Virgilio cuenta en La Eneida, epopeya propagandística sobre el origen divino de la Roma imperial, que cuando Laocoonte, el infeliz adivino troyano, vio el caballo de Ulises exclamó: "Temo a los griegos, en especial cuando traen regalos". Si Laocoonte fuese iraquí, lanzaría hoy una advertencia a sus vecinos sirios: "Temo a Occidente, en especial cuando trae democracia".

Troya era la aduanera de lo que hoy conocemos como Estrecho de los Dardanelos, el antiguo Helesponto, paso obligado entre las riquezas naturales del Mar Negro y el Mediterráneo. Los troyanos eran dueños del tráfico marítimo y del comercio terrestre entre Europa y Asia. Cuando Homero, publicista de las virtudes griegas, hace que Agamenón desembarque frente a las imponentes murallas de Ilión, el rey de Micenas no está pensando en que el afeminado Paris yace con Helena, la adúltera esposa de su hermano Menelao. No, Agamenón hace cuentas. Y las cuentas le salen: tantos barcos, tantos reyes con los que repartir, tantas esclavas para Aquiles, tantas raciones, tantas bajas, tantos peajes que me ahorro… Tanto botín. "Me conviene", sentencia.
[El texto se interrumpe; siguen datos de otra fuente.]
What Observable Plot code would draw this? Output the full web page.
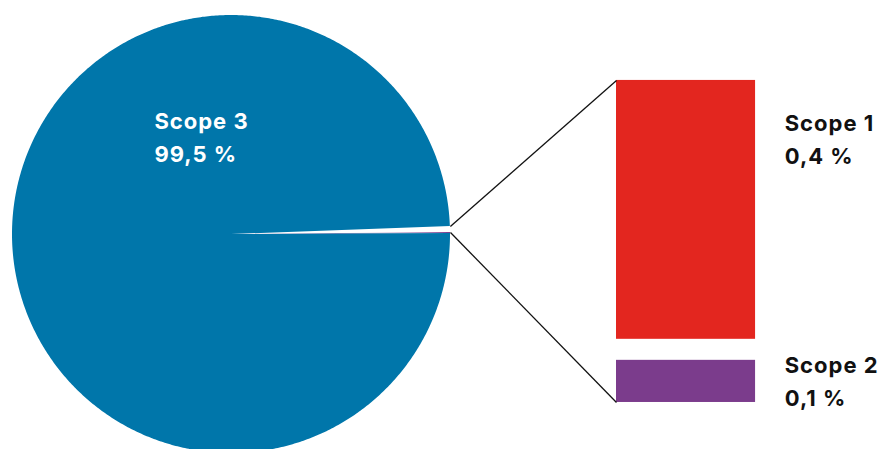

Siglos después, quizá mil cien años por delante, César afirma sus caligas victoriosas en un muelle de Alejandría. Craso y Pompeyo, con los que compartía el poder, han muerto. Roma es suya y Egipto le seguirá en el balance.
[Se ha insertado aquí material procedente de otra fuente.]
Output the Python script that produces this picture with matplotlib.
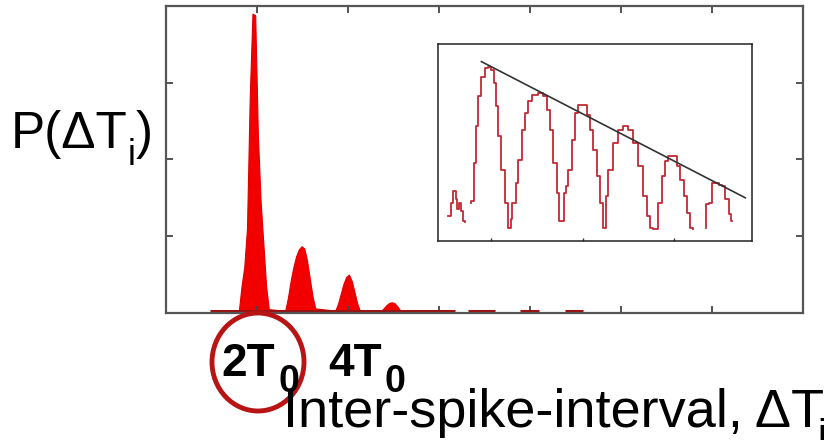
import numpy as np
import matplotlib
matplotlib.use("Agg")
import matplotlib.pyplot as plt
from matplotlib.patches import Ellipse

plt.rcParams['font.family'] = ['Liberation Sans', 'DejaVu Sans']

# histogram of inter-spike intervals (x in tick units, y in tick units)
isi_x = [0.80, 0.83, 0.86, 0.89, 0.92, 0.95, 0.98, 1.01, 1.04, 1.07, 1.10, 1.13,
         1.31, 1.34, 1.37, 1.40, 1.43, 1.46, 1.49, 1.52, 1.55, 1.58, 1.61, 1.64,
         1.86, 1.89, 1.92, 1.95, 1.98, 2.01, 2.04, 2.07, 2.10, 2.13,
         2.36, 2.39, 2.42, 2.45, 2.48, 2.51, 2.54, 2.57, 2.60]
isi_p = [0.02, 0.35, 0.60, 1.10, 2.80, 3.90, 3.88, 2.30, 1.45, 0.90, 0.35, 0.05,
         0.03, 0.20, 0.42, 0.60, 0.74, 0.83, 0.87, 0.84, 0.68, 0.45, 0.22, 0.06,
         0.03, 0.12, 0.25, 0.38, 0.47, 0.50, 0.42, 0.28, 0.13, 0.03,
         0.02, 0.06, 0.10, 0.13, 0.14, 0.13, 0.09, 0.04, 0.01]

# sparse low counts along the baseline
tail_start = [0.48, 3.32, 3.89, 4.38]
tail_end = [3.18, 3.62, 4.10, 4.58]
tail_level = [0.02, 0.02, 0.02, 0.02]

# inset: log-scaled ISI histogram (arbitrary units)
inset_x = [30, 40, 40, 50, 55, 60, 67, 72, 75, 85, np.nan,
           95, 105, 110, 115, 125, 135, 145, 155, 165, 170, 175, 185, 195, 205, 215,
           220, 225, 230, 235, 245, 255, 265, 275, 290, 310, 320, 330, 340, 350, 360,
           365, 375, 380, 385, 395, 405, 415, 425, 440, 450, 460, 470, 480, 490, 500,
           505, 515, 530, 545, 560, 575, 590, 605, 620, 630, 640, 645, 655, 665, 675,
           685, 695, 710, 720, 730, 740, 750, 760, 765, np.nan,
           800, 805, 815, 825, 835, 845, 855, 865, 875, 880]
inset_y = [75, 75, 115, 150, 125, 95, 115, 90, 60, 57, np.nan,
           115, 120, 235, 345, 435, 495, 520, 525, 515, 475, 405, 315, 215, 115, 40,
           65, 115, 115, 175, 245, 335, 385, 420, 440, 445, 435, 395, 335, 235, 145,
           60, 60, 145, 165, 215, 305, 385, 410, 410, 380, 335, 275, 195, 115, 40,
           135, 215, 295, 335, 345, 335, 295, 225, 135, 75, 40, 35, 35, 115, 195,
           240, 255, 255, 225, 185, 135, 85, 40, 35, np.nan,
           40, 110, 115, 175, 175, 170, 165, 125, 80, 60]
fit_x = [130, 920]
fit_y = [540, 130]

fig = plt.figure(figsize=(8.39, 4.4), dpi=100)
ax = fig.add_axes([166 / 839, 1 - 313 / 440, 637 / 839, 307 / 440])

ax.fill_between(isi_x, isi_p, facecolor='#f20000', edgecolor='#e00000', lw=0.8)
ax.hlines(tail_level, tail_start, tail_end, color='#9b1010', lw=2.2)

ax.set_xlim(0, 7)
ax.set_ylim(0, 4)
ax.set_xticks([1, 2, 3, 4, 5, 6])
ax.set_yticks([1, 2, 3])
ax.tick_params(direction='in', length=5, width=1.3, color='#444444',
               top=True, right=True, labelbottom=False, labelleft=False)
for s in ax.spines.values():
    s.set_color('#555555')
    s.set_linewidth(1.6)

ins = fig.add_axes([438 / 839, 1 - 241 / 440, 314 / 839, 197 / 440])
ins.plot(inset_x, inset_y, drawstyle='steps-mid', color='#c02a34', lw=1.3)
ins.plot(fit_x, fit_y, color='#333333', lw=1.2)
ins.set_xlim(0, 940)
ins.set_ylim(0, 593)
ins.set_xticks([160, 435, 705])
ins.set_yticks([])
ins.tick_params(direction='in', length=2, width=1, color='#333333', labelbottom=False)
for s in ins.spines.values():
    s.set_color('#222222')
    s.set_linewidth(1.1)

def px(x, y):
    return x / 839, 1 - y / 440

# y label
fig.text(*px(11, 148), 'P(ΔT', fontsize=37, ha='left', va='baseline')
fig.text(*px(128, 165), 'i', fontsize=26, ha='left', va='baseline')
fig.text(*px(136, 148), ')', fontsize=37, ha='left', va='baseline')

# peak labels
fig.text(*px(221, 376), '2T', fontsize=33, fontweight='bold', ha='left', va='baseline')
fig.text(*px(279, 392), '0', fontsize=27, fontweight='bold', ha='left', va='baseline')
fig.text(*px(328, 376), '4T', fontsize=33, fontweight='bold', ha='left', va='baseline')
fig.text(*px(384, 392), '0', fontsize=27, fontweight='bold', ha='left', va='baseline')

# x label
fig.text(*px(283, 427), 'Inter-spike-interval, ΔT', fontsize=39, ha='left', va='baseline')
fig.text(*px(817, 446), 'i', fontsize=28, ha='left', va='baseline')

fig.patches.append(Ellipse(px(258, 362), 92 / 839, 98 / 440, transform=fig.transFigure,
                           fill=False, edgecolor='#b81414', lw=3.5))

fig.savefig('out.png', dpi=100)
Por mucho que les pongamos las caras de Elizabeth Taylor y Richard Burton, lo que César requería de Cleopatra era el trigo del Nilo y la mayor cantidad de oro posible para afianzar su carrera pública, porque, antes que un general, Cayo Julio fue, sobre todo, un político profesional. Los senadores de la República, a mayores, le exigían más y más conquistas para extraer de ellas el crudo de la época: los esclavos. Cuando Cleopatra le preguntó: "¿Me quieres?", César le respondió: "Me conviene".

Hace diez años, mientras veíamos caer la estatua de Sadam Hussein en la Plaza del Paraíso de Bagdad, los propagandistas del Trío de las Azores aún defendían que el suelo de Irak era un gruyere de silos de armas apocalípticas. Las verdaderas consecuencias de aquella guerra ilegal fueron una progresión geométrica del dolor de la población iraquí, una posguerra universal y el ejercicio del poder en Occidente a través de modernas patentes de corso legitimadas por las urnas. Nuestras conversaciones se enriquecieron con términos prescindibles como guerra humanitaria, daños colaterales, drones y Blackwater. Quien quiera que gobierne este caos post-posmoderno –petroleras, financieros, industria del armamento, FMI– sentenció: "Me conviene".

Los aqueos fueron a Troya con la coartada del amor a Grecia y del honor de Menelao; las legiones romanas tomaron Egipto por el honor de la república y porque su general se enamoró de una faraona; los batallones de rednecks, hispanos y afroamericanos pacificaron Irak por el honor de Norteamérica, desmoronado el 11 de septiembre, y por amor a la democracia. Agamenón obtuvo su botín; César su dictadura; Bush oxígeno político hasta 2009, beneficios para los donantes de sus campañas y la amistad de Aznar. Tres guerras, una sola coartada: honor y amor mezclados y agitados.

Al primero lo mató el amante de su esposa al volver a Micenas; al segundo lo apuñalaron quienes temían tanto poder en un solo puño; el tercero lleva camino de ser un cadáver histórico. Troya quedó destruida, la República romana desapareció y hoy Occidente no es mejor que antes de Irak.

El premio Nobel Barack Hussein Obama quiere, como las misses, la paz mundial y, una vez más, la exportación forzosa de la democracia. Esa es la coartada; los expertos aseguran que Siria es un farol y que el verdadero envite es para otros jugadores: Irán y Corea del Norte. Pero Obama –que debe conocer La Ilíada– tiene miedo de ir a su Troya para convertirse a la vuelta en un cadáver político: la invasión de Siria sería, según las encuestas, la guerra más impopular en la historia de los Estados Unidos. ¿Le conviene?